Experiments scheduled by NASA's Dryden Flight Research Center at Edwards Air Force Base in coming weeks will examine the structural response of modern housing construction to both normal and low-amplitude sonic booms.
Called the Housing Structural Response to Sonic Booms Test, the effort is scheduled to occur at Edwards from July 11 to July 20, between 8 a.m. and 3 p.m. on test days.
The experiment consists of NASA F-18 research aircraft flying unique profiles in order to present sonic booms to an Edwards base house instrumented to measure both pressure and vibration. These flight profiles are designed to keep focused sonic booms away from surrounding communities.
Four low boom and two normal intensity boom missions are scheduled, with up to six sonic booms on each mission. Booms may occur six minutes apart. No more than two missions will be flown on one day.

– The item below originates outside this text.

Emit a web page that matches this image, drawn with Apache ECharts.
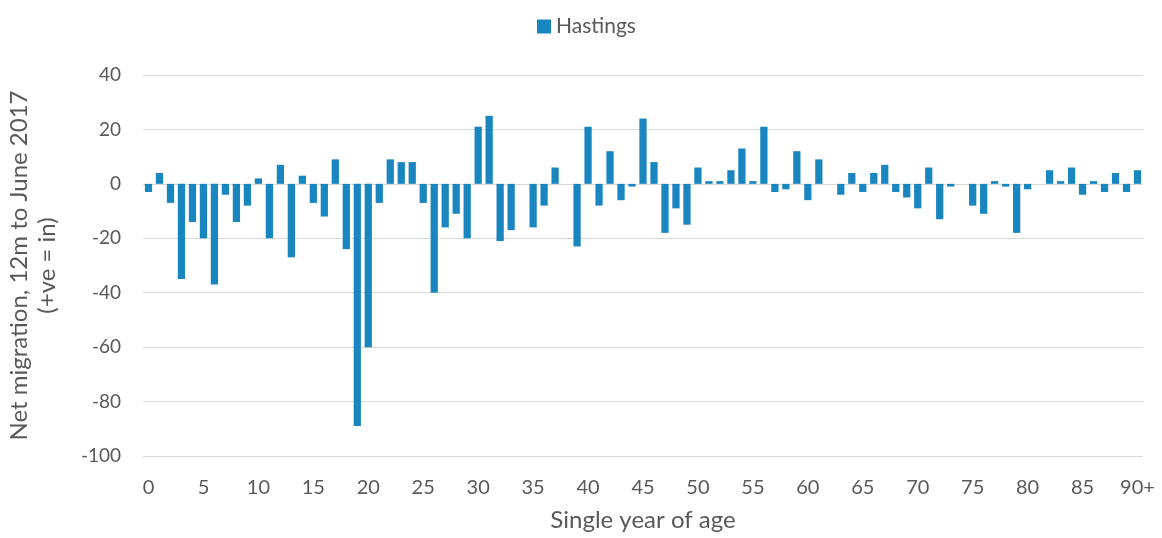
<!DOCTYPE html>
<html>
<head>
<meta charset="utf-8">
<script src="https://cdn.jsdelivr.net/npm/echarts@6/dist/echarts.min.js"></script>
<style>
    html, body { margin: 0; padding: 0; background: #fff; }
    #chart { width: 1162px; height: 538px; }
</style>
</head>
<body>
<div id="chart"></div>
<script>
// single year of age, 0 .. 89 then 90+
var ages = [];
for (var a = 0; a < 90; a++) {
    ages.push(String(a));
}
ages.push('90+');

// net migration (+ve = in)
var hastings = [
    -3, 4, -7, -35, -14, -20, -37, -4, -14, -8,
    2, -20, 7, -27, 3, -7, -12, 9, -24, -89,
    -60, -7, 9, 8, 8, -7, -40, -16, -11, -20,
    21, 25, -21, -17, 0, -16, -8, 6, 0, -23,
    21, -8, 12, -6, -1, 24, 8, -18, -9, -15,
    6, 1, 1, 5, 13, 1, 21, -3, -2, 12,
    -6, 9, 0, -4, 4, -3, 4, 7, -3, -5,
    -9, 6, -13, -1, 0, -8, -11, 1, -1, -18,
    -2, 0, 5, 1, 6, -4, 1, -3, 4, -3,
    5
];

var yTicks = { min: -100, max: 40, step: 20 };

var font = 'Lato, "Open Sans", sans-serif';
var textColor = '#595959';

var myChart = echarts.init(document.getElementById('chart'));

option = {
    animation: false,
    textStyle: { fontFamily: font },
    legend: {
        data: ['Hastings'],
        left: 532,
        top: 11,
        icon: 'rect',
        itemWidth: 14,
        itemHeight: 14,
        itemGap: 6,
        textStyle: { color: textColor, fontSize: 21, fontFamily: font }
    },
    grid: {
        left: 143,
        right: 19,
        top: 75,
        bottom: 82,
        containLabel: false,
        outerBoundsMode: 'none'
    },
    xAxis: {
        type: 'category',
        data: ages,
        name: 'Single year of age',
        nameLocation: 'middle',
        nameGap: 52,
        nameTextStyle: { color: textColor, fontSize: 24, fontFamily: font },
        axisLine: { show: false },
        axisTick: { show: false },
        axisLabel: {
            interval: 4,
            color: textColor,
            fontSize: 20,
            margin: 22,
            fontFamily: font
        }
    },
    yAxis: {
        type: 'value',
        min: yTicks.min,
        max: yTicks.max,
        interval: yTicks.step,
        name: 'Net migration, 12m to June 2017\n(+ve = in)',
        nameLocation: 'middle',
        nameGap: 82,
        nameTextStyle: { color: textColor, fontSize: 24, lineHeight: 28, fontFamily: font },
        axisLine: { show: false },
        axisTick: { show: false },
        axisLabel: {
            color: textColor,
            fontSize: 19,
            margin: 22,
            fontFamily: font
        },
        splitLine: {
            lineStyle: { color: '#d9d9d9', width: 1 }
        }
    },
    series: [{
        name: 'Hastings',
        type: 'bar',
        data: hastings,
        barCategoryGap: '34%',
        itemStyle: { color: '#1a86bf' }
    }]
};
myChart.setOption(option);
</script>
</body>
</html>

The primary goal of the test is to quantify the difference, if any, between a 2006 test using an older Edwards base house slated for demolition due to age, and a much newer base house that is representative of modern construction methods and materials.
Engineers from NASA's Langley Research Center in Hampton, Va., are providing and operating more than 100 sensors inside and outside the house, including a microphone 250 feet from the house.
NASA Dryden will mount microphones on a 35-foot tower in a field adjacent to the house, with additional microphones on the ground up to 35 feet from the tower. A Boom Amplitude and Direction Sensor, or BADS, and a ground weather station will also be operated by Dryden personnel.
An Air Force Test Pilot School L-23 Blanik sailplane outfitted with NASA Dryden microphone equipment will also fly during the experiments in order to gather airborne sonic boom data.
The sailplane records the sonic booms before the booms enter the more turbulent air that exists a few thousand feet above the ground, as turbulence can greatly influence sonic boom intensity.
Recent advances in sonic boom mitigation, such as the successful demonstration of the propagation of a shaped sonic boom to the ground in the F-5 Shaped Sonic Boom Demonstrator and Quiet Spike projects, have contributed to a renewed interest in supersonic cruise flight over land. Sonic boom reduction technology may make overland supersonic cruise a reality in the future, so NASA, along with industry partners, continues efforts to reduce the impact of sonic booms.
The test is a Supersonics project managed by NASA's Aeronautics Research Mission Directorate.